Per queste ragioni l’itinerario totale non è consecutivo, come era accaduto a Parigi, ma si compone per tessere di un mosaico che non ha contiguità geografica né temporale, ma solo logica.
Non è secondario il fatto che, a differenza di quasi tutte le città di analoga dimensione, a Venezia il centro storico coincida con le dimensioni della città (non con quelle del comune, che comprende anche Mestre e altre località di terraferma). Nata da una serie di insulæ separate dall’acqua, cresciuta straordinariamente in fretta colmando gli spazi d’acqua ristretti alle dimensioni degli odierni canali, fino a raggiungere le dimensioni di capitale, negli ultimi secoli la struttura urbana di Venezia è rimasta sostanzialmente intatta.

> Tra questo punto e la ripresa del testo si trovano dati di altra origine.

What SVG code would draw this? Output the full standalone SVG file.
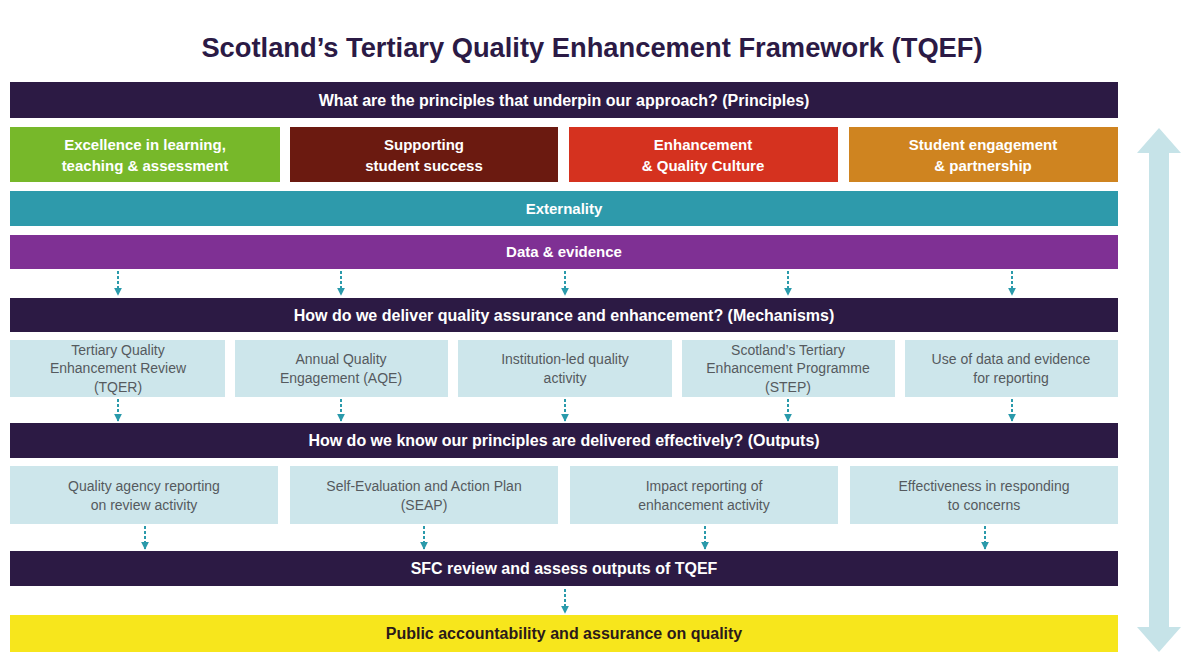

Unico intervento importante è a fine Ottocento l’apertura di vie pedonali per raggiungere piazza San Marco dalla stazione ferroviaria, come alternativa ai trasporti via acqua: la Strada Nuova in particolare, a nord di Canal Grande.
È per questo che oggi viene percepita da molti turisti come un museo all’aria aperta, sul genere delle ricostruzioni di villaggi vichinghi della Scandinavia; invece è una città viva, anche se difficile, nella quale la popolazione è scesa da 174.808 abitanti nel 1951 a 56.356 nel 2015 (nel 1570 erano 190.900). Una città che ancora oggi si muove in parte via acqua.
Non può essere un caso il fatto evidente che alcuni dei pensieri più profondi su Venezia siano di autori stranieri, in particolare russi. «Questa città migliora l’aspetto del tempo, abbellisce il futuro. Ecco la funzione di questa città nell’universo» scrive Iosif Brodskij in Fondamenta degli Incurabili, struggente omaggio che trasforma una città amata in un capolavoro di tristezza. È proprio lui a negarne la funzione di museo: «Questa città non ha gli attributi per essere un museo, essendo lei stessa un’opera d’arte, il capolavoro più grande che la nostra specie abbia prodotto.»